**Records:**
● ● ● ●

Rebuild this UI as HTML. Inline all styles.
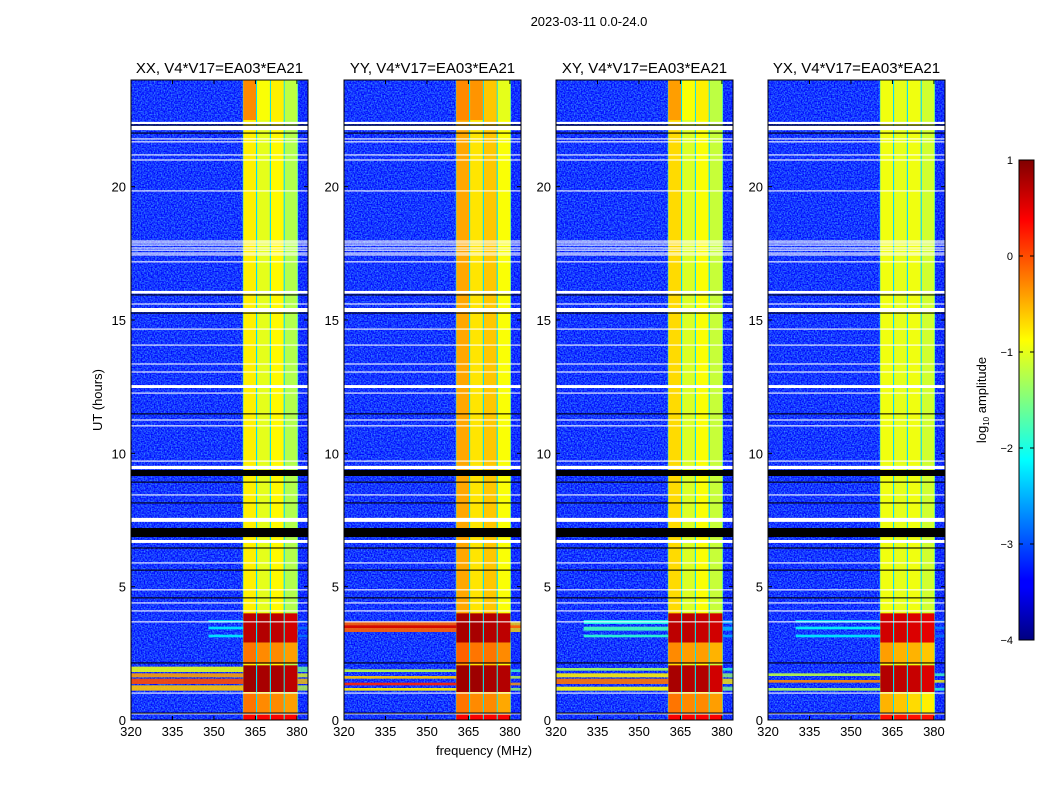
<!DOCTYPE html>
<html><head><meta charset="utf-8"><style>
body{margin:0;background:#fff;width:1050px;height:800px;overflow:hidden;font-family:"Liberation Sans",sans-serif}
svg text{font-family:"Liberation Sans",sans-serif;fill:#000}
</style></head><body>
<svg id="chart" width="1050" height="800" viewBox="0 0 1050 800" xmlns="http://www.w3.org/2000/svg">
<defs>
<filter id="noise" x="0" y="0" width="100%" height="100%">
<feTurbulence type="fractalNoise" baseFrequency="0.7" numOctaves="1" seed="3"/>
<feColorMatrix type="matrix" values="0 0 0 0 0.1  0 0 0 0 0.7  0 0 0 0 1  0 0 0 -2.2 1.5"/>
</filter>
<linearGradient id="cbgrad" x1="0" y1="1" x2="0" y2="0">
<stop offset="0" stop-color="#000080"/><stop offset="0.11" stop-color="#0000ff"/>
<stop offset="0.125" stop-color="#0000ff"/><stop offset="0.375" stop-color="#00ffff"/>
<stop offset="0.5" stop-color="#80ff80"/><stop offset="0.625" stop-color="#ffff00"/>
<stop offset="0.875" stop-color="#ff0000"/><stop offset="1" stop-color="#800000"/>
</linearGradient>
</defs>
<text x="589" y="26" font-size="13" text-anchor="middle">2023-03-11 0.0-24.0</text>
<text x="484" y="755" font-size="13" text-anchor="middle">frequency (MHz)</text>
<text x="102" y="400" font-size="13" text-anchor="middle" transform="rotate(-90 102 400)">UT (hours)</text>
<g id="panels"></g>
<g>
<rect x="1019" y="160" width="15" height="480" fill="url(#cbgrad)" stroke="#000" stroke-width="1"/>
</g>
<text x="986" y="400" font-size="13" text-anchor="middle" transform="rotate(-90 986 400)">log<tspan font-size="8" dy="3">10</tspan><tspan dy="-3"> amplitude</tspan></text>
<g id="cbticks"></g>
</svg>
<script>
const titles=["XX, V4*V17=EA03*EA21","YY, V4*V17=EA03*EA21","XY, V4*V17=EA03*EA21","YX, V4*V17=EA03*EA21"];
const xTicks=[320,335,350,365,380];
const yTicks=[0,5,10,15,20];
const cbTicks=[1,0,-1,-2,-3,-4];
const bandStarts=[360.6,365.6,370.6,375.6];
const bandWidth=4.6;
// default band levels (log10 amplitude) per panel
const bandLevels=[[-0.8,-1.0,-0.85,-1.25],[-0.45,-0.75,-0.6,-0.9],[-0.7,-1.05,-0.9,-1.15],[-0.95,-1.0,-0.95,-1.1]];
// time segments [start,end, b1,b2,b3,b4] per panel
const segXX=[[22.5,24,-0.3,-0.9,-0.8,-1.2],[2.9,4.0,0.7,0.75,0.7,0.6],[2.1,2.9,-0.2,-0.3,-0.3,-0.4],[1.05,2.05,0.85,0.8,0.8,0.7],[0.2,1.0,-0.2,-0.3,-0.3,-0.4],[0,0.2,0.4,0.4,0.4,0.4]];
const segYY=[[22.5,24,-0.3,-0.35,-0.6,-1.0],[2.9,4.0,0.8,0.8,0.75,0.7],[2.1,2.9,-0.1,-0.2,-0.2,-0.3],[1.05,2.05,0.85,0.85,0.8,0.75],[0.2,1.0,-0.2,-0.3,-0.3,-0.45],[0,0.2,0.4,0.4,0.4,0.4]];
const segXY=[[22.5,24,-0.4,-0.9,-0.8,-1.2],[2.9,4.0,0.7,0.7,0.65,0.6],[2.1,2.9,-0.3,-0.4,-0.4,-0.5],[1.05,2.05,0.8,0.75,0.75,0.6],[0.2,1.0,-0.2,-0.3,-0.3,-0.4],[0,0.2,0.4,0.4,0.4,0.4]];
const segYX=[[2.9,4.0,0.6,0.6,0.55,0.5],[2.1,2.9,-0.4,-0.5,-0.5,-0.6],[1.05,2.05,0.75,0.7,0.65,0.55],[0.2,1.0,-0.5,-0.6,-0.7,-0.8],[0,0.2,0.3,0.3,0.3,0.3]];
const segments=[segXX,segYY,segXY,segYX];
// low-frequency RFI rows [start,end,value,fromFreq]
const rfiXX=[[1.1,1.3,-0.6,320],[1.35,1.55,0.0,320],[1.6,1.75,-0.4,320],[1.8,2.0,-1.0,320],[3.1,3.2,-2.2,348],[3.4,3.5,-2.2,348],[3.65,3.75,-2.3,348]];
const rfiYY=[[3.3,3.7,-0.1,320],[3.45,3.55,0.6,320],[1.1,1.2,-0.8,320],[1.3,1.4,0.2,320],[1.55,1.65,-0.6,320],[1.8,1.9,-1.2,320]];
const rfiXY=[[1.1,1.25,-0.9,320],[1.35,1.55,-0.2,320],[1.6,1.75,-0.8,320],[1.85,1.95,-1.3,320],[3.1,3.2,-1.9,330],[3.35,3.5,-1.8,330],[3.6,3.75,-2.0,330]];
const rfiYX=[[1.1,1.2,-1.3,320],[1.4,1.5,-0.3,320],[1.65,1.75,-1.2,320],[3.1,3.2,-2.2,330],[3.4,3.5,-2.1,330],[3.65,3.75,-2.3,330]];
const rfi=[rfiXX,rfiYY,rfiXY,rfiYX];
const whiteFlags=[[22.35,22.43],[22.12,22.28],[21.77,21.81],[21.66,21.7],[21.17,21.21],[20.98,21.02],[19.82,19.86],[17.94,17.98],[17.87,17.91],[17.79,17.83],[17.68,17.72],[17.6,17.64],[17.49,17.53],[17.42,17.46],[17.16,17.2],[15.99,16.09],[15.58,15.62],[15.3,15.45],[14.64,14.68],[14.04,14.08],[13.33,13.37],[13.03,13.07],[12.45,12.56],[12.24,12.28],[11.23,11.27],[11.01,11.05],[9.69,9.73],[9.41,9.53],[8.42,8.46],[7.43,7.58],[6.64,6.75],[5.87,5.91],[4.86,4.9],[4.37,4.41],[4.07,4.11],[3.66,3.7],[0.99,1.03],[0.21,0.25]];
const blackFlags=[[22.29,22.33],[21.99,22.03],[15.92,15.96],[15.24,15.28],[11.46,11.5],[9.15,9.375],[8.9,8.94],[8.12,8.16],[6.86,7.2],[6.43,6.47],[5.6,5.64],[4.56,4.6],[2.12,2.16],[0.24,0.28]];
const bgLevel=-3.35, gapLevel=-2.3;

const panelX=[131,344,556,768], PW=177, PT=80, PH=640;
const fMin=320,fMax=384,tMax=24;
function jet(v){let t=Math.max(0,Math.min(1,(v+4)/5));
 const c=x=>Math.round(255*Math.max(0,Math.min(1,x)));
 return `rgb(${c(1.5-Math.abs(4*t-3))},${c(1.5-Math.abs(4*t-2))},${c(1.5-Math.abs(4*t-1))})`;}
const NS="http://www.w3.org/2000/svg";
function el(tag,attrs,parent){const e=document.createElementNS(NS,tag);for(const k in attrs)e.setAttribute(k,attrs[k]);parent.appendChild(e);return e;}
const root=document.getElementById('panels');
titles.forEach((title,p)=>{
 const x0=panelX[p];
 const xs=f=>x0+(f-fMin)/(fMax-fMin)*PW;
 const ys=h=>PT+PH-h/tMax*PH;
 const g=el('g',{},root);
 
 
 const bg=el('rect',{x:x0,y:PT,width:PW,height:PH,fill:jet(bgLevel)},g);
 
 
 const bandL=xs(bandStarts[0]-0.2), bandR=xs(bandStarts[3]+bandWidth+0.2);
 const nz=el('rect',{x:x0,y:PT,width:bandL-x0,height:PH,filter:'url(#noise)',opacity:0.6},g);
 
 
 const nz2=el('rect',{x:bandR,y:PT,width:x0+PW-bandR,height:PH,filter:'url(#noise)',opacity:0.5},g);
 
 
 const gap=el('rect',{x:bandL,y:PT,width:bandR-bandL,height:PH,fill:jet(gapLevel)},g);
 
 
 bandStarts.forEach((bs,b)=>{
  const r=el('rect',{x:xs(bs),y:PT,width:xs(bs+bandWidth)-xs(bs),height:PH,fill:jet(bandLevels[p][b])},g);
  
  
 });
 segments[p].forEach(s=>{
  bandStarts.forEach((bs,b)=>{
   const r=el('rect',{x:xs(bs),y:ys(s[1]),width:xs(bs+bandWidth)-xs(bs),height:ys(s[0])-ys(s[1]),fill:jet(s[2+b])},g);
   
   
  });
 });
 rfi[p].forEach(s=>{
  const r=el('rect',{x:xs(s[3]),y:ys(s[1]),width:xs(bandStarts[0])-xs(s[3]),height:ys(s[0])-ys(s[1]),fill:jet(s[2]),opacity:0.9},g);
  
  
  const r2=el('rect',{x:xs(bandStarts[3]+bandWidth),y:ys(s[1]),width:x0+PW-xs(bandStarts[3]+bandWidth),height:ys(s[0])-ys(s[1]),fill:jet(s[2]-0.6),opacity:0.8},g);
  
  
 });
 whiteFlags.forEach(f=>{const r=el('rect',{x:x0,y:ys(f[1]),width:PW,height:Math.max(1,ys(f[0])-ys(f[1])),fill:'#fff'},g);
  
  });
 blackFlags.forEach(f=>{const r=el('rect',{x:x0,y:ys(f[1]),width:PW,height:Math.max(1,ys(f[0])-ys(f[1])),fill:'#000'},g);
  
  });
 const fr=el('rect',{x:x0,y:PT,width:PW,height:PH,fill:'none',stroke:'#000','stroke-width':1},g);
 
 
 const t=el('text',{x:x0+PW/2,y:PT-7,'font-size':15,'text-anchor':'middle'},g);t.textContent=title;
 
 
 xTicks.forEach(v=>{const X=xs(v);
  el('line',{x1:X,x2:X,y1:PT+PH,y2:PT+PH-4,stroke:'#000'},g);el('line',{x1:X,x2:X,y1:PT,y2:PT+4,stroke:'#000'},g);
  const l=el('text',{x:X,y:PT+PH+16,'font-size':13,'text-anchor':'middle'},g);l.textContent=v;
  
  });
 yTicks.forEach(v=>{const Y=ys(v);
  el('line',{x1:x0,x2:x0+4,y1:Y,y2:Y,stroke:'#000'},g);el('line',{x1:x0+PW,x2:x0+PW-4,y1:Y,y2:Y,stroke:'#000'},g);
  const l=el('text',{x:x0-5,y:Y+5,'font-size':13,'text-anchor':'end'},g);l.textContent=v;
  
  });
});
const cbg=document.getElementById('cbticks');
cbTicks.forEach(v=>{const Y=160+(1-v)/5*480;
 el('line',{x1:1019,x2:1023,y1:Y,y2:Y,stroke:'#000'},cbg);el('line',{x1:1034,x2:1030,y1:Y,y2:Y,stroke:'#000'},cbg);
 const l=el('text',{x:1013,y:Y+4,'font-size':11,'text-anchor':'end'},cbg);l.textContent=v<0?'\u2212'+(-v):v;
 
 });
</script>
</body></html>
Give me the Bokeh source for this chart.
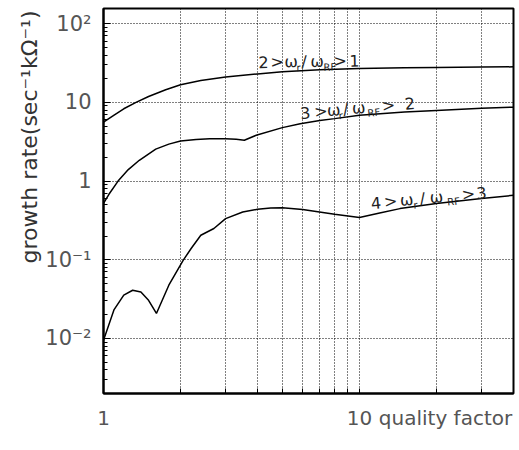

● ● ● ●

Work through the records above line by line and count those that hold the string "chart". Give only the result.

**Exercise output:** 2